Reenrollment – the process of defaulting current plan participants into a qualified default investment alternative (QDIA) – is increasingly common during a change in recordkeepers. What happens when you reenroll current participants when no recordkeeper change is involved?

A new report from Vanguard examines the impact of a reenrollment event within a large DC plan, analyzing participant behavior immediately after the event and then six months later.

The original reenrollment event occurred in two phases, and as a growing number do, during the transfer of the large DC plan’s recordkeeping services (to Vanguard in December 2014). The study evaluates the continuous cohort of participants who were present in the plan on the three key dates: December 2014, June 2015, and June 2016, one year after the completion of the reenrollment process.

What Happened

After one year, the plan menu remained consistent in terms of the styles and number of funds offered, although the bond funds and one stable value offering were changed – changes that Vanguard noted did have an impact on a small percentage of participants.

Over time, the percentage of participants who chose to opt out of the default fund, either in part or in full, increased. Immediately after the first phase (December 2014), 10% of participants partially or fully opted out of the default fund, and after Phase 2 (June 2015), this percentage increased slightly. However, a year later (June 2016), 20% of participants were no longer solely invested in the default fund. Most of the increase occurred with participants who moved part of their portfolio out of the target-date default. However, Vanguard noted that the percentage of participants who fully opt out remains low over the entire one-year period. In fact, after one year, target-date funds were held by 92% of participants and captured 81% of plan assets. A small group, 7% of participants, held what Vanguard described as “extreme” positions, a group that it said was comprised predominantly of participants who fully opted out of the target-date default fund and constructed their own portfolios.

‘Slide’ Paths

The authors noted that what was most noticeable one year later was the change in equity allocations among those age 50 and older. Most individuals stayed at the default, but those who did so deviated by a greater amount from the glide path of the TDF, particularly in the conservative direction. The Vanguard researchers said this might be a response to the change in the menu cited earlier, changes that were communicated to participants. They said it might also reflect a gradual drift away from the default among older investors – effects that might also be at work for younger investors, though to a more limited degree.

Over the year, the study noted some “small but significant” changes in a participant’s opt-out status.

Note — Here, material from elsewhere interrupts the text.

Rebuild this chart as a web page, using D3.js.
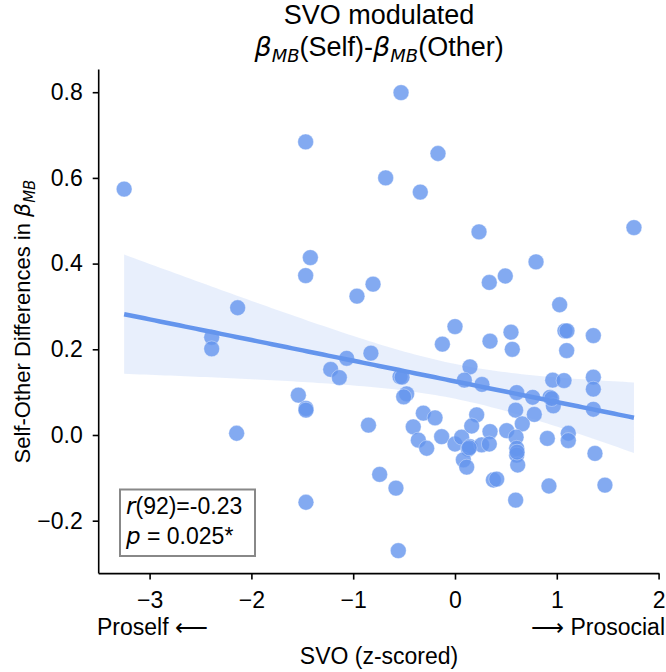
<!DOCTYPE html>
<html>
<head>
<meta charset="utf-8">
<script src="https://cdn.jsdelivr.net/npm/d3@7"></script>
<style>
  body { margin: 0; background: #fff; }
  text { font-family: "Liberation Sans", Arial, sans-serif; fill: #000; }
  .math { font-family: "DejaVu Sans", sans-serif; font-style: italic; }
</style>
</head>
<body>
<script>
  // SVO z-scores and beta_MB(Self)-beta_MB(Other) per participant
  var svo = [-3.25, -2.135, -2.39, -2.39, -2.145, -1.467, -1.421, -1.467, -1.539, -1.464,
    -1.464, -1.464, -1.221, -1.136, -1.064, -0.963, -0.805, -0.826, -0.85, -0.74,
    -0.58, -0.557, -0.53, -0.681, -0.341, -0.167, -0.54, -0.52, -0.475, -0.504,
    -0.311, -0.196, -0.41, -0.36, -0.278, -0.131, -0.124, 0.0, 0.0, 0.065,
    0.147, 0.131, 0.082, 0.115, 0.213, 0.164, 0.262, 0.344, 0.337, 0.508,
    0.147, 0.092, 0.265, 0.236, 0.344, 0.337, 0.494, 0.55, 0.563, 0.377,
    0.41, 0.596, 0.661, 0.6, 0.606, 0.606, 0.616, 0.596, 0.606, 0.763,
    0.779, 0.796, 0.907, 0.923, 0.933, 0.966, 0.96, 1.028, 1.08, 1.1,
    1.097, 1.071, 1.113, 1.113, 1.359, 1.359, 1.359, 1.359, 1.375, 1.473,
    1.758, 0.95, 0.61, 0.14];
  var diffMB = [0.574, 0.297, 0.228, 0.201, 0.004, 0.684, 0.414, 0.372, 0.093, 0.062,
    0.058, -0.157, 0.153, 0.134, 0.179, 0.324, 0.352, 0.191, 0.023, -0.092,
    -0.124, -0.27, 0.799, 0.6, 0.567, 0.657, 0.136, 0.135, 0.096, 0.089,
    0.051, 0.04, 0.019, -0.012, -0.031, -0.004, 0.212, 0.253, -0.021, -0.005,
    -0.027, -0.033, -0.058, -0.075, 0.047, 0.021, -0.023, 0.008, -0.021, 0.01,
    0.159, 0.128, 0.118, 0.474, 0.219, 0.356, 0.371, 0.24, 0.2, -0.105,
    -0.103, 0.058, 0.026, -0.005, -0.031, -0.047, -0.07, -0.152, 0.099, 0.088,
    0.048, 0.404, -0.008, -0.119, 0.088, 0.068, 0.128, 0.304, 0.243, 0.243,
    0.197, 0.127, 0.004, -0.013, 0.232, 0.135, 0.107, 0.06, -0.043, -0.117,
    0.484, 0.085, -0.04, -0.03];
  var xTicks = [-3, -2, -1, 0, 1, 2];
  var yTicks = [-0.2, 0.0, 0.2, 0.4, 0.6, 0.8];
  var statLines = ["r(92)=-0.23", "p = 0.025*"];

  var width = 666, height = 672;
  var margin = {top: 69.5, right: 6.6, bottom: 98.4, left: 98.7};
  var blue = "#6495ED";

  var svg = d3.select('body').append('svg')
    .attr('width', width)
    .attr('height', height);

  var x = d3.scaleLinear().domain([-3.5, 2.008]).range([margin.left, width - margin.right]);
  var y = d3.scaleLinear().domain([-0.3235, 0.853]).range([height - margin.bottom, margin.top]);

  var data = svo.map(function(d, i) { return {x: d, y: diffMB[i]}; });

  // least squares fit with 95% confidence band
  var n = data.length;
  var mx = d3.mean(svo), my = d3.mean(diffMB);
  var sxx = d3.sum(svo, function(d) { return (d - mx) * (d - mx); });
  var sxy = d3.sum(data, function(d) { return (d.x - mx) * (d.y - my); });
  var slope = sxy / sxx, icpt = my - slope * mx;
  var sse = d3.sum(data, function(d) { var e = d.y - (icpt + slope * d.x); return e * e; });
  var s = Math.sqrt(sse / (n - 2)), tcrit = 1.986;
  var xs = d3.range(0, 101).map(function(i) {
    return d3.min(svo) + (d3.max(svo) - d3.min(svo)) * i / 100;
  });
  var band = xs.map(function(v) {
    var f = icpt + slope * v;
    var h = tcrit * s * Math.sqrt(1 / n + (v - mx) * (v - mx) / sxx);
    return {x: v, lo: f - h, hi: f + h, f: f};
  });

  svg.append('path')
    .datum(band)
    .attr('fill', blue)
    .attr('fill-opacity', 0.15)
    .attr('d', d3.area()
      .x(function(d) { return x(d.x); })
      .y0(function(d) { return y(d.lo); })
      .y1(function(d) { return y(d.hi); }));

  svg.selectAll("circle")
    .data(data)
    .enter()
    .append('circle')
      .attr('r', 7.9)
      .attr('cx', function(d) { return x(d.x); })
      .attr('cy', function(d) { return y(d.y); })
      .attr('fill', blue)
      .attr('fill-opacity', 0.8)
      .attr('stroke', '#ffffff')
      .attr('stroke-opacity', 0.35)
      .attr('stroke-width', 1);

  svg.append('path')
    .datum(band)
    .attr('fill', 'none')
    .attr('stroke', blue)
    .attr('stroke-width', 4.5)
    .attr('d', d3.line()
      .x(function(d) { return x(d.x); })
      .y(function(d) { return y(d.f); }));

  // axes
  var xAxis = svg.append('g')
    .attr('transform', 'translate(0,' + (height - margin.bottom) + ')')
    .call(d3.axisBottom(x).tickValues(xTicks).tickSize(6).tickPadding(12)
      .tickFormat(function(d) { return d < 0 ? '\u2212' + Math.abs(d) : d; }));
  var yAxis = svg.append('g')
    .attr('transform', 'translate(' + margin.left + ',0)')
    .call(d3.axisLeft(y).tickValues(yTicks).tickSize(6).tickPadding(10)
      .tickFormat(function(d) { return d < 0 ? '\u2212' + Math.abs(d).toFixed(1) : d.toFixed(1); }));
  [xAxis, yAxis].forEach(function(g) {
    g.select('.domain').attr('stroke', '#000').attr('stroke-width', 1.6)
      .attr('d', g === xAxis
        ? 'M' + margin.left + ',0H' + (width - margin.right)
        : 'M0,' + margin.top + 'V' + (height - margin.bottom));
    g.selectAll('.tick line').attr('stroke', '#000').attr('stroke-width', 1.6);
    g.selectAll('.tick text').style('font-family', '"Liberation Sans", Arial, sans-serif')
      .style('font-size', '23px').attr('fill', '#000');
  });

  // axis labels
  svg.append('text')
    .attr('x', (margin.left + width - margin.right) / 2)
    .attr('y', 664)
    .attr('text-anchor', 'middle')
    .style('font-size', '23px')
    .text('SVO (z-scored)');
  svg.append('text')
    .attr('x', 97).attr('y', 635)
    .style('font-size', '23px')
    .text('Proself \u27F5');
  svg.append('text')
    .attr('x', 665).attr('y', 635)
    .attr('text-anchor', 'end')
    .style('font-size', '23px')
    .text('\u27F6 Prosocial');

  var yl = svg.append('text')
    .attr('transform', 'translate(30,' + ((margin.top + height - margin.bottom) / 2) + ') rotate(-90)')
    .attr('text-anchor', 'middle')
    .style('font-size', '22px');
  yl.append('tspan').text('Self-Other Differences in ');
  yl.append('tspan').attr('class', 'math').text('\u03B2');
  yl.append('tspan').attr('class', 'math').attr('dy', 5).style('font-size', '15px').text('MB');

  // title
  var cx = (margin.left + width - margin.right) / 2;
  svg.append('text')
    .attr('x', cx).attr('y', 24)
    .attr('text-anchor', 'middle')
    .style('font-size', '27px')
    .text('SVO modulated');
  var t2 = svg.append('text')
    .attr('x', cx).attr('y', 56)
    .attr('text-anchor', 'middle')
    .style('font-size', '27px');
  t2.append('tspan').attr('class', 'math').text('\u03B2');
  t2.append('tspan').attr('class', 'math').attr('dy', 6).style('font-size', '18px').text('MB');
  t2.append('tspan').attr('dy', -6).text('(Self)-');
  t2.append('tspan').attr('class', 'math').text('\u03B2');
  t2.append('tspan').attr('class', 'math').attr('dy', 6).style('font-size', '18px').text('MB');
  t2.append('tspan').attr('dy', -6).text('(Other)');

  // stats box
  var box = svg.append('g');
  box.append('rect')
    .attr('x', 120).attr('y', 489.5)
    .attr('width', 135).attr('height', 66.5)
    .attr('fill', '#fff')
    .attr('stroke', '#888')
    .attr('stroke-width', 2);
  var l1 = box.append('text').attr('x', 126).attr('y', 514).style('font-size', '23px');
  l1.append('tspan').attr('class', 'math').text(statLines[0].slice(0, 1));
  l1.append('tspan').text(statLines[0].slice(1));
  var l2 = box.append('text').attr('x', 126).attr('y', 544).style('font-size', '23px');
  l2.append('tspan').attr('class', 'math').text(statLines[1].slice(0, 1));
  l2.append('tspan').text(statLines[1].slice(1));
</script>
</body>
</html>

The report notes that 3% of full opt-out participants in June 2015 chose to add TDFs to their portfolios in 2016, in the process becoming partial opt-out participants. Four percent of participants who at one point held only the default fund added other funds to their portfolios, again becoming partial-opt-out participants.

That said, the researchers noted that the most interesting shift occurred among 9% of partial-opt-out participants, who dropped TDFs altogether. These participants tend to be older, longer-tenured, wealthier men – on average 51 years old with 12 years of tenure, and with average balances around $133,000 who earned more than $100,000 per year. What made these interesting was that those are the same parameters that characterized participants who fully opted out of the default – participants who initially stayed invested in the “new and popular” option, only to eventually drop it.

Despite those movements, the Vanguard researchers concluded that, over time, defaults remain “sticky,” and that reenrollment proves to be “an effective strategy to improve portfolio diversification.”